Sometimes life is unfair. The Model, one of my roommates, has been working for (exploited by) a trendy Tokyo restaurant that overlooked the fact that she has no visa to live in Japan. This puts her in a weak negotiating position so she finds herself regularly working more than 27 days a month, staying overtime with no compensation, and getting paid a fraction of the restaurant’s advertised waitstaff rates.
It is partly a reflection of her character that she has endured all this with a smile at work, but those of us who know her personally understood how much of a toll it was taking – maybe even more than she did.
Her expired visa caught up with her, and she was served with deportation papers. The restaurant tried feebly to help, but couldn’t to do much since they had already been caught employing illegal workers in the past.

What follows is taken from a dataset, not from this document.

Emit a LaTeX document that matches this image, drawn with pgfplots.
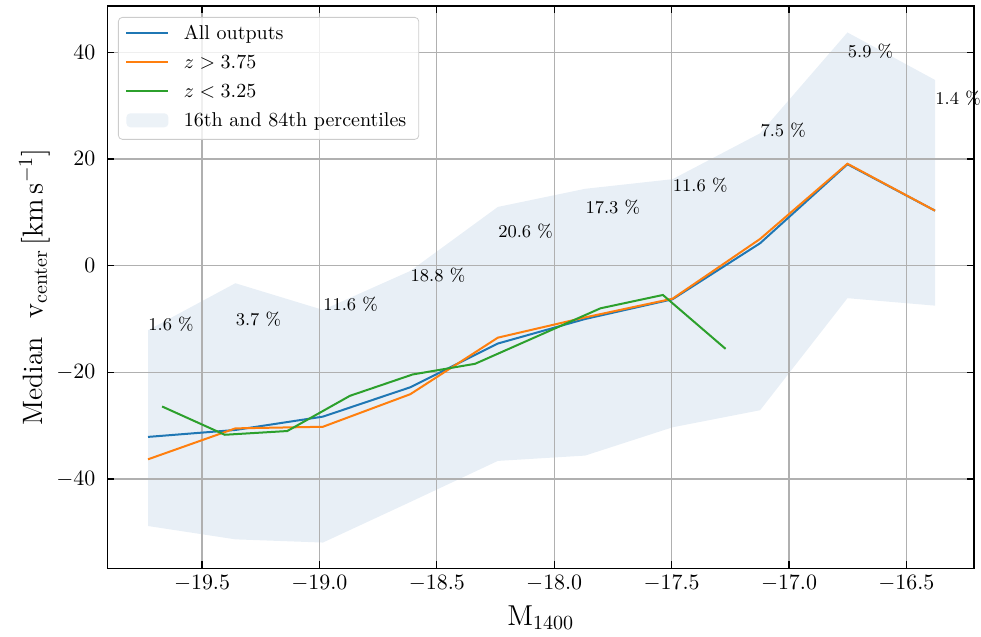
\documentclass[border=0pt]{standalone}
\usepackage{pgfplots}
\pgfplotsset{compat=1.18}
\definecolor{C0}{HTML}{1F77B4}
\definecolor{C1}{HTML}{FF7F0E}
\definecolor{C2}{HTML}{2CA02C}
\definecolor{bandcol}{RGB}{232,239,246}
\definecolor{gridc}{HTML}{B0B0B0}
\begin{document}
\begin{tikzpicture}
\begin{axis}[
  set layers,
  scale only axis, width=433.3pt, height=281.2pt,
  xmin=-19.903, xmax=-16.212, ymin=-56.74, ymax=48.66,
  clip=false,
  xtick={-19.5,-19.0,-18.5,-18.0,-17.5,-17.0,-16.5},
  ytick={-40,-20,0,20,40},
  xticklabel style={/pgf/number format/.cd,fixed,fixed zerofill,precision=1},
  grid=major, major grid style={gridc, line width=0.6pt},
  tick align=inside, major tick length=3.5pt,
  tick style={black, line width=0.6pt},
  axis line style={line width=0.7pt},
  ticklabel style={font=\fontsize{11}{13}\selectfont},
  yticklabel style={xshift=-2.5pt},
  label style={font=\fontsize{14}{16}\selectfont},
  xlabel={$\mathrm{M_{1400}}$},
  ylabel={Median\ \ $\mathrm{v_{center}}\,[\mathrm{km\,s^{-1}}]$},
  xlabel style={at={(axis description cs:0.5,-0.101)}, anchor=base},
  ylabel style={at={(axis description cs:-0.0748,0.5)}, anchor=base},
  legend style={at={(0,1)}, anchor=north west, xshift=5.3pt, yshift=-5.5pt,
    draw=black!20, rounded corners=2pt, fill=white, fill opacity=0.8, text opacity=1,
    font=\fontsize{10}{12}\selectfont, inner xsep=3.5pt, inner ysep=1.5pt,
    column sep=4.5pt,
    nodes={text height=7pt, text depth=2pt, inner sep=2.75pt}},
  legend cell align=left,
  legend image code/.code={\draw[#1, line width=1pt] (0pt,0.8pt) -- (21pt,0.8pt);},
]
\addplot[C0, line width=1pt] coordinates {
(-19.730,-32.1) (-19.358,-30.8) (-18.985,-28.3) (-18.613,-22.8) (-18.240,-14.6)
(-17.868,-10.0) (-17.496,-6.3) (-17.123,4.2) (-16.751,19.0) (-16.378,10.3)};
\addlegendentry{All outputs}
\addplot[C1, line width=1pt] coordinates {
(-19.730,-36.3) (-19.358,-30.5) (-18.985,-30.2) (-18.613,-24.1) (-18.240,-13.5)
(-17.868,-9.7) (-17.496,-6.2) (-17.123,5.0) (-16.751,19.1) (-16.378,10.3)};
\addlegendentry{$z > 3.75$}
\addplot[C2, line width=1pt] coordinates {
(-19.670,-26.4) (-19.403,-31.7) (-19.137,-31.0) (-18.870,-24.4) (-18.603,-20.4)
(-18.337,-18.4) (-18.070,-13.2) (-17.803,-8.0) (-17.537,-5.5) (-17.270,-15.6)};
\addlegendentry{$z < 3.25$}
\addplot[fill=bandcol, draw=none, on layer=axis background,
  legend image code/.code={\fill[bandcol] (0pt,-2.7pt) rectangle (21pt,4.3pt);}] coordinates {
(-19.730,-12.1) (-19.358,-3.3) (-18.985,-8.3) (-18.613,-1.0) (-18.240,11.0)
(-17.868,14.4) (-17.496,16.2) (-17.123,24.8) (-16.751,43.7) (-16.378,34.8)
(-16.378,-7.5) (-16.751,-6.1) (-17.123,-27.1) (-17.496,-30.3) (-17.868,-35.6)
(-18.240,-36.6) (-18.613,-44.3) (-18.985,-51.9) (-19.358,-51.3) (-19.730,-48.8)} -- cycle;
\addlegendentry{16th and 84th percentiles}
\begin{scope}[every node/.style={anchor=west, inner sep=0pt, font=\fontsize{9}{11}\selectfont}]
\node at (axis cs:-19.730,-11.0) {1.6 \%};
\node at (axis cs:-19.358,-10.1) {3.7 \%};
\node at (axis cs:-18.985,-7.2) {11.6 \%};
\node at (axis cs:-18.613,-1.8) {18.8 \%};
\node at (axis cs:-18.240,6.5) {20.6 \%};
\node at (axis cs:-17.868,10.9) {17.3 \%};
\node at (axis cs:-17.496,15.1) {11.6 \%};
\node at (axis cs:-17.123,25.4) {7.5 \%};
\node at (axis cs:-16.751,40.1) {5.9 \%};
\node at (axis cs:-16.378,31.4) {1.4 \%};
\end{scope}
\end{axis}
\pgfresetboundingbox
\path[use as bounding box] ([xshift=-53.7pt,yshift=-34.3pt]current axis.south west) rectangle ([xshift=3.5pt,yshift=3pt]current axis.north east);
\end{tikzpicture}
\end{document}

For a brief moment last week, it looked like there was a solution. The restaurant was opening a branch in Hawaii and was willing to try to sponsor my friend to work there for three months. This was great news; she would be earning more than she was in Tokyo, she would get tips on top of it, and there was always the possibility of finding real work in the USA (I should mention that she is a specialist in international studies by trade. It is complicated to find work in that field when your visa has expired, however). On top of it all, she would be in Hawaii! It was like payback for all the bad times in Tokyo.
Yesterday, she came home with the bad news. It takes 5 months for Lithuanians to get work visas for the USA. Meanwhile, her passport will expire, and anyways she cannot stay in Japan past the 21st of July. Her only possibility would be to fly back to Lithuania, wait for her new passport, and then fly to Hawaii – a cost that would far outweigh anything she would earn there.
Visas, immigration regulations, passport renewals. Sometimes they are just inconveniences, but it seems terribly wrong when good people miss out on great opportunities because of beaurocracy.